The cloud repatriation movement represents industry maturation. After a decade of “cloud everything,” companies are discovering when cloud makes sense versus when it’s an expensive default driven by vendor marketing rather than economic reality.
Making Smarter Architecture Decisions
Run the cost calculations before adopting serverless, not after the bill arrives. Use AWS pricing calculators with realistic traffic projections, then multiply by three because you’re probably underestimating. Compare against a simple VPS or container setup with comparable resources. Factor in the complexity tax: debugging tools, monitoring platforms, engineering time spent fighting distributed system problems.

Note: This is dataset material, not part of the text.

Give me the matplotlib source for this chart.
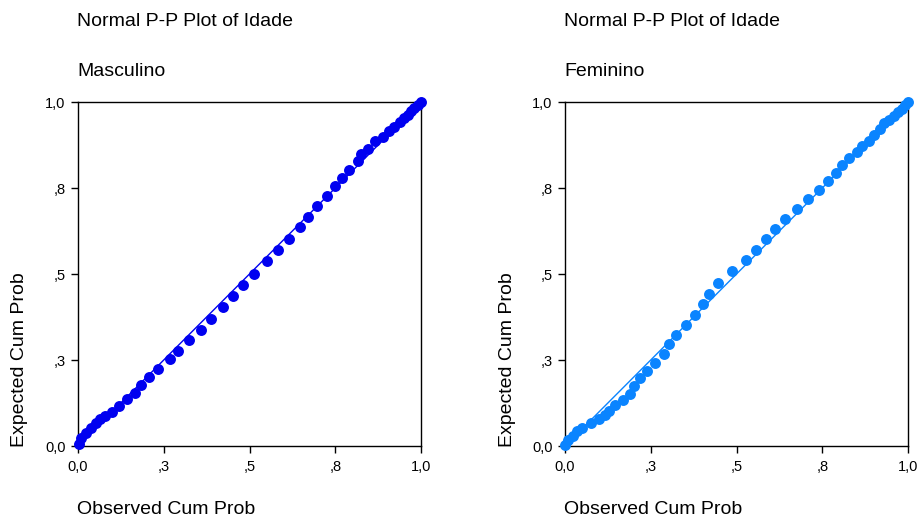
import matplotlib
matplotlib.use("Agg")
import matplotlib.pyplot as plt

plt.rcParams['font.family'] = ['Liberation Sans', 'DejaVu Sans']

title_text = "Normal P-P Plot of Idade"
groups = ["Masculino", "Feminino"]
xlabel_text = "Observed Cum Prob"
ylabel_text = "Expected Cum Prob"
tick_values = [0.0, 0.25, 0.5, 0.75, 1.0]
tick_labels = ["0,0", ",3", ",5", ",8", "1,0"]

masc_obs = [0.002, 0.008, 0.022, 0.037, 0.052, 0.064, 0.079, 0.100, 0.120, 0.144,
            0.165, 0.185, 0.206, 0.233, 0.267, 0.292, 0.324, 0.358, 0.389, 0.423,
            0.451, 0.481, 0.512, 0.550, 0.582, 0.616, 0.647, 0.672, 0.697, 0.726,
            0.750, 0.771, 0.791, 0.815, 0.825, 0.846, 0.867, 0.888, 0.908, 0.920,
            0.940, 0.951, 0.961, 0.971, 0.981, 0.990, 1.000]
masc_exp = [0.005, 0.022, 0.037, 0.051, 0.066, 0.078, 0.087, 0.100, 0.116, 0.136,
            0.153, 0.177, 0.200, 0.223, 0.252, 0.276, 0.308, 0.338, 0.369, 0.403,
            0.435, 0.467, 0.501, 0.538, 0.570, 0.603, 0.637, 0.667, 0.698, 0.727,
            0.755, 0.779, 0.803, 0.828, 0.849, 0.864, 0.886, 0.898, 0.915, 0.927,
            0.941, 0.953, 0.963, 0.973, 0.983, 0.992, 1.000]

fem_obs = [0.000, 0.010, 0.022, 0.036, 0.051, 0.075, 0.100, 0.116, 0.129, 0.145,
           0.168, 0.189, 0.202, 0.218, 0.239, 0.263, 0.288, 0.303, 0.325, 0.352,
           0.380, 0.402, 0.419, 0.447, 0.487, 0.528, 0.557, 0.586, 0.611, 0.640,
           0.675, 0.707, 0.741, 0.766, 0.790, 0.809, 0.827, 0.850, 0.867, 0.885,
           0.901, 0.918, 0.930, 0.945, 0.959, 0.972, 0.982, 0.991, 1.000]
fem_exp = [0.003, 0.017, 0.030, 0.044, 0.051, 0.066, 0.078, 0.090, 0.103, 0.119,
           0.134, 0.151, 0.173, 0.197, 0.218, 0.242, 0.267, 0.296, 0.323, 0.352,
           0.381, 0.412, 0.442, 0.475, 0.509, 0.541, 0.570, 0.601, 0.631, 0.661,
           0.689, 0.718, 0.745, 0.771, 0.793, 0.816, 0.837, 0.854, 0.873, 0.887,
           0.905, 0.922, 0.939, 0.949, 0.960, 0.971, 0.981, 0.990, 0.999]

colors = ["#0000F0", "#0A84FF"]
line_ref = [0.0, 1.0]

W, H = 922, 519
fig = plt.figure(figsize=(W / 100, H / 100), dpi=100)

panels = [
    (78, masc_obs, masc_exp, colors[0], groups[0]),
    (565, fem_obs, fem_exp, colors[1], groups[1]),
]
ax_w, ax_top, ax_bot = 343, 102, 446

for left, xo, ye, col, grp in panels:
    ax = fig.add_axes([left / W, 1 - ax_bot / H, ax_w / W, (ax_bot - ax_top) / H])
    ax.plot(line_ref, line_ref, color=col, lw=1.0, zorder=2)
    ax.scatter(xo, ye, s=62, color=col, zorder=3, clip_on=False, linewidths=0)
    ax.set_xlim(0, 1)
    ax.set_ylim(0, 1)
    ax.set_xticks(tick_values)
    ax.set_xticklabels(tick_labels)
    ax.set_yticks(tick_values)
    ax.set_yticklabels(tick_labels)
    ax.tick_params(direction='out', length=5, width=1, labelsize=10.5, colors='black')
    ax.tick_params(axis='x', pad=5)
    ax.tick_params(axis='y', pad=4)
    for sp in ax.spines.values():
        sp.set_linewidth(1.0)
        sp.set_color('black')
    fig.text((left - 1) / W, 1 - 22 / H, title_text, fontsize=14, ha='left', va='center')
    fig.text((left - 1) / W, 1 - 72 / H, grp, fontsize=14, ha='left', va='center')
    fig.text((left - 1) / W, 1 - 510 / H, xlabel_text, fontsize=14, ha='left', va='center')
    fig.text((left - 58) / W, 1 - 360 / H, ylabel_text, fontsize=14, ha='center',
             va='center', rotation=90)

fig.savefig("out.png", dpi=100)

The decision tree is straightforward. Intermittent, spiky traffic patterns favor serverless because you truly pay only for active compute time. Consistent baseline traffic with predictable patterns favors traditional servers or containers because fixed monthly costs beat per-request billing. If you’re adopting serverless “because everyone else is” or “because it’s modern,” stop and reconsider.
Corey Quinn, AWS cost expert and founder of The Duckbill Group, nails the core issue: “The serverless promise is ‘you only pay for what you use.’ The reality is you pay for what you provision, and you over-provision because you’re terrified of cold starts.” You’re paying serverless prices while solving server-like problems with expensive band-aids.
Key Takeaways
- Serverless costs scale 5-10x higher than traditional servers for applications with consistent traffic—run the math with AWS pricing calculators before committing to the architecture.
- The complexity tax extends beyond direct costs: distributed debugging, cold start workarounds, vendor lock-in, and specialized monitoring tools add engineering time and tool costs.
- Serverless genuinely wins for event-driven, intermittent workloads—image processing, webhooks, cron jobs, and traffic spikes where you pay only for actual compute time.
- The cloud repatriation movement (37signals, Dropbox) validates that questioning serverless economics isn’t contrarian—it’s financially sound for consistent workloads.
- Evaluate based on traffic patterns, not industry hype: intermittent and spiky favors serverless, consistent baseline favors traditional servers or containers.
Boring, reliable, cheap servers running predictable workloads might be exactly the right architectural choice. The smart money evaluates economics and workload characteristics rather than following “serverless-first” dogma.